China-focused private equity firm Hony Capital has received approval from the PRC's Ministry of Commerce to acquire a 10 percent stake in Shanghai Chengtou Corporation, according to a statement from the target company.
The approval comes about one year after Chengtou announced its intention to sell a 10 percent stake to strategic investors, then revealed in April it would sell the stake to Hony in a RMB 1.8 billion (€218 million; $295 million) transaction.
The deal marks Hony’s first in real estate and underscores its intention to diversify into new asset classes.
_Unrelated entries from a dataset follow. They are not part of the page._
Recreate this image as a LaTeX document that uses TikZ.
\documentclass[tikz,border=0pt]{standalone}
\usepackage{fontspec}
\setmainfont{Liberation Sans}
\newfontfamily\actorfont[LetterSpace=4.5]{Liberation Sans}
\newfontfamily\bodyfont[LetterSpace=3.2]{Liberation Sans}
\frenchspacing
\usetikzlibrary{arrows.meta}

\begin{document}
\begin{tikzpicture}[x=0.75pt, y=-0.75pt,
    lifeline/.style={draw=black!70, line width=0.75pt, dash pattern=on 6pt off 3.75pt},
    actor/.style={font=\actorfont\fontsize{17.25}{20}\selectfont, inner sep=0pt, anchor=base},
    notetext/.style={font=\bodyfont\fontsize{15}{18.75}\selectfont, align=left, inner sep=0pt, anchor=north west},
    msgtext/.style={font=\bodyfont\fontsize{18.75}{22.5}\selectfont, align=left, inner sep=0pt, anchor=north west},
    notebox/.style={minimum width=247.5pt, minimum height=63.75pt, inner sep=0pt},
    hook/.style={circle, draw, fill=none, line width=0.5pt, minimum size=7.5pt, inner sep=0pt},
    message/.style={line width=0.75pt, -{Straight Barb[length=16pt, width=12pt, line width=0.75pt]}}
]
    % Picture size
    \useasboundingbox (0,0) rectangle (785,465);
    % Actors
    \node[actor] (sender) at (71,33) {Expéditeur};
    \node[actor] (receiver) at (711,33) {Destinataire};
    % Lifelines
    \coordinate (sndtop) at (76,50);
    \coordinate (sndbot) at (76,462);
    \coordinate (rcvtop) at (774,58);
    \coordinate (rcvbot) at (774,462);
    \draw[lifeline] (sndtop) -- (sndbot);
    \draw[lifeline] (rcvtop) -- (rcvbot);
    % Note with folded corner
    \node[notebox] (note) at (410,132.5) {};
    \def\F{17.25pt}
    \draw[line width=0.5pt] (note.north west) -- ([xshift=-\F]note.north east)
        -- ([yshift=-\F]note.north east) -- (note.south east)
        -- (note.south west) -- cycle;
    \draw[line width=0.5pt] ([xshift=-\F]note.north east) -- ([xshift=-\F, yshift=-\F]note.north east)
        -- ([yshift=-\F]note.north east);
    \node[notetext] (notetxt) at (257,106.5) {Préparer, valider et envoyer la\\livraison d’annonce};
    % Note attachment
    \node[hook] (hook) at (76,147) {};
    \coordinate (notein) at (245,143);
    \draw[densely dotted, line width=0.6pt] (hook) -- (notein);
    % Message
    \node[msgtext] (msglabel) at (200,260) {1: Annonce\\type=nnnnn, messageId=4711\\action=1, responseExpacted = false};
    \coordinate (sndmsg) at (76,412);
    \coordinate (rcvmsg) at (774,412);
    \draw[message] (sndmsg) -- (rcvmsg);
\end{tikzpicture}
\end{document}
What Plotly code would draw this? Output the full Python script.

The firm also closed its debut mezzanine fund in September last year, an RMB 1 billion RMB (€121 million; $163 million) vehicle that was oversubscribed, John Zhao, chief executive of Hony, told Private Equity International earlier. In addition, it has begun to raise a small special situations fund in US dollars. The two funds will have synergies with each other and will provide some liquidity to SMEs in China.
The Chengtou deal is an example of the state-own enterprise reform and restructuring that has been promoted in Shanghai.
“The greater picture is that the country has evolved, so we see more significant state-owned enterprise restructuring,” Zhao said earlier.
Hony did not respond to requests for further comment on the deal.
Recently, the firm has reportedly been bidding on a buyout of UK snack maker United Biscuits. The business is owned by The Blackstone Group and PAI Partners, who acquired it in 2006 in a $2.6 billion deal, media reported earlier.